Exploring point defects and trap states in undoped SrTiO₃ single crystals

Abstract

The defect chemistry and electronic trapping energies in undoped single crystalline SrTiO₃ were examined by electrochemical impedance spectroscopy at low (25–160 °C) and intermediate (500–700 °C) temperatures. Electronic and ionic conductivity as well as chemical capacitance values were obtained with a transmission line equivalent circuit. Impedance spectroscopy at low temperatures was used to quantify trapping energies of main ionic defects. Particularly the chemical capacitance is shown to be a highly valuable, though hardly used tool for establishing a defect model based solely on electrochemical measurements. It is very sensitive for minority charge carriers and can thus unveil otherwise hardly accessible defect concentrations.
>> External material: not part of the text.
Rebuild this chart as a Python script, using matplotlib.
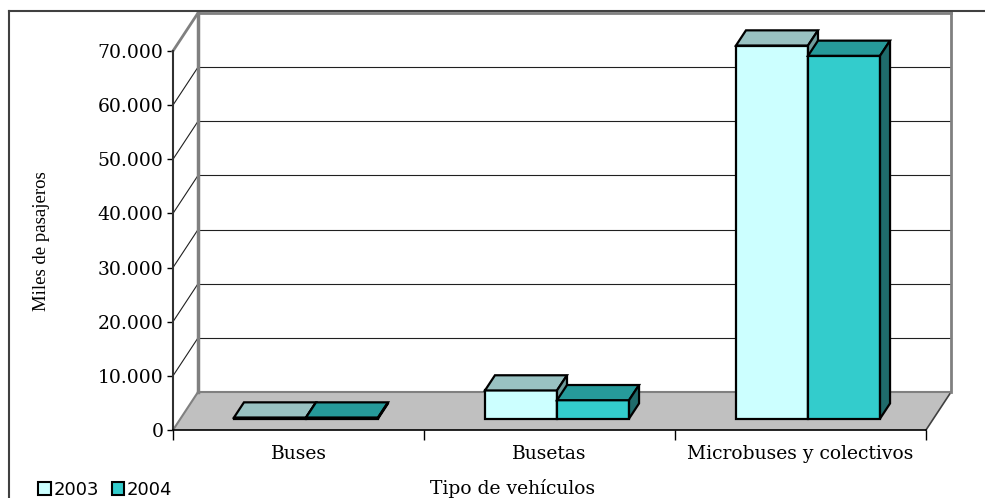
import matplotlib
matplotlib.use("Agg")
import matplotlib.pyplot as plt
from matplotlib.patches import Polygon, Patch
from matplotlib.lines import Line2D

# data
categories = ["Buses", "Busetas", "Microbuses y colectivos"]
series_names = ["2003", "2004"]
values_2003 = [200, 5200, 68900]
values_2004 = [200, 3400, 67000]
y_ticks = [0, 10000, 20000, 30000, 40000, 50000, 60000, 70000]

front_colors = ["#CCFFFF", "#33CCCC"]
top_colors = ["#99C2C2", "#269A9A"]
side_colors = ["#6E9C9C", "#1F6B6B"]

# fake 3d: depth offset of the back wall, in data units
DEPTH_X = 25 / 251
DEPTH_Y = 7010
Z0, Z1 = 0.30, 0.70        # bars sit in the middle of the floor depth
GAP = 0.213                # gap at each side of a bar group
BAR_W = (1 - 2 * GAP) / 2
YMAX = y_ticks[-1]


def proj(x, y, z):
    return (x + z * DEPTH_X, y + z * DEPTH_Y)


W, H = 985, 498
fig = plt.figure(figsize=(W / 100, H / 100), dpi=100)
ax = fig.add_axes([173 / W, (H - 430) / H, (951 - 173) / W, (430 - 13) / H])
ax.set_xlim(0, len(categories) + DEPTH_X)
ax.set_ylim(0, YMAX + DEPTH_Y)
ax.patch.set_visible(False)

n = len(categories)
gray = "#808080"

# floor
floor = [proj(0, 0, 0), proj(n, 0, 0), proj(n, 0, 1), proj(0, 0, 1)]
ax.add_patch(Polygon(floor, closed=True, facecolor="#C0C0C0", edgecolor="none", zorder=1))
ax.plot(*zip(proj(n, 0, 0), proj(n, 0, 1)), color="#404040", lw=1.2, zorder=2, clip_on=False)

# gridlines on back wall and side wall
for v in y_ticks[1:-1]:
    ax.plot(*zip(proj(0, v, 1), proj(n, v, 1)), color="#202020", lw=0.8, zorder=2)
    ax.plot(*zip(proj(0, v, 0), proj(0, v, 1)), color="#202020", lw=0.8, zorder=2)

# wall edges
ax.plot(*zip(proj(0, 0, 1), proj(n, 0, 1)), color=gray, lw=1.5, zorder=2)
ax.plot(*zip(proj(0, 0, 0), proj(0, 0, 1)), color=gray, lw=1.5, zorder=2)
ax.plot(*zip(proj(0, YMAX, 0), proj(0, YMAX, 1)), color=gray, lw=2, zorder=2, clip_on=False)
ax.plot(*zip(proj(0, 0, 1), proj(0, YMAX, 1)), color=gray, lw=2.5, zorder=2, clip_on=False)
ax.plot(*zip(proj(0, YMAX, 1), proj(n, YMAX, 1)), color=gray, lw=2, zorder=2, clip_on=False)
ax.plot(*zip(proj(n, 0, 1), proj(n, YMAX, 1)), color=gray, lw=2, zorder=2, clip_on=False)

# bars
for c in range(n):
    for s, vals in enumerate([values_2003, values_2004]):
        v = vals[c]
        x0 = c + GAP + s * BAR_W
        x1 = x0 + BAR_W
        front = [proj(x0, 0, Z0), proj(x1, 0, Z0), proj(x1, v, Z0), proj(x0, v, Z0)]
        top = [proj(x0, v, Z0), proj(x1, v, Z0), proj(x1, v, Z1), proj(x0, v, Z1)]
        side = [proj(x1, 0, Z0), proj(x1, 0, Z1), proj(x1, v, Z1), proj(x1, v, Z0)]
        z = 3 + c * 2 + s
        for poly, col in [(front, front_colors[s]), (top, top_colors[s]), (side, side_colors[s])]:
            ax.add_patch(Polygon(poly, closed=True, facecolor=col, edgecolor="black",
                                 lw=1.6, joinstyle="miter", zorder=z))

# axes, ticks, labels
for sp in ["top", "right"]:
    ax.spines[sp].set_visible(False)
ax.spines["left"].set_bounds(0, YMAX)
ax.spines["left"].set_color("#303030")
ax.spines["left"].set_linewidth(1.5)
ax.spines["bottom"].set_bounds(0, n)
ax.spines["bottom"].set_color("black")
ax.spines["bottom"].set_linewidth(1.2)

ax.set_yticks(y_ticks)
ax.set_yticklabels([f"{v:,}".replace(",", ".") for v in y_ticks],
                   fontfamily="DejaVu Serif", fontsize=13.5)
ax.tick_params(axis="y", direction="out", length=4, width=1, pad=3)

ax.set_xticks(range(n + 1))
ax.set_xticklabels([])
ax.set_xticks([c + 0.5 for c in range(n)], minor=True)
ax.set_xticklabels(categories, minor=True, fontfamily="DejaVu Serif", fontsize=13.5)
ax.tick_params(axis="x", which="major", direction="out", length=7, width=1)
ax.tick_params(axis="x", which="minor", length=0, pad=11)

fig.text(42 / W, 1 - 241 / H, "Miles de pasajeros", rotation=90, ha="center", va="center",
         fontfamily="Liberation Serif", fontsize=13.5)
fig.text(513 / W, 1 - 488 / H, "Tipo de vehículos", ha="center", va="center",
         fontfamily="DejaVu Serif", fontsize=13.5)

# chart frame
fig.add_artist(Line2D([9 / W, 9 / W], [0, 1 - 11 / H], color="#404040", lw=1.5))
fig.add_artist(Line2D([9 / W, 1], [1 - 11 / H, 1 - 11 / H], color="#404040", lw=1.5))

handles = [Patch(facecolor=front_colors[i], edgecolor="black", lw=1.5) for i in range(2)]
fig.legend(handles, series_names, loc="center left", bbox_to_anchor=(29 / W, 1 - 490 / H),
           ncol=2, frameon=False, handlelength=0.7, handleheight=0.7, handletextpad=0.15,
           columnspacing=0.7, prop={"family": "DejaVu Sans", "size": 13}, borderpad=0)

fig.savefig("out.png", dpi=100)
The chemical capacitance analysis yields a valence dependent acceptor concentration in the ppm range for the investigated samples. Complementary positron annihilation lifetime spectroscopy (PALS) suggests existence of Ti vacancies and both methods (chemical capacitance and PALS) agree in their quantification of the corresponding vacancy concentration (6 ppm). Beyond successfully predicting acceptor defect concentrations in undoped SrTiO₃, the method is sensitive for electronically relevant defects in sub-ppm concentrations.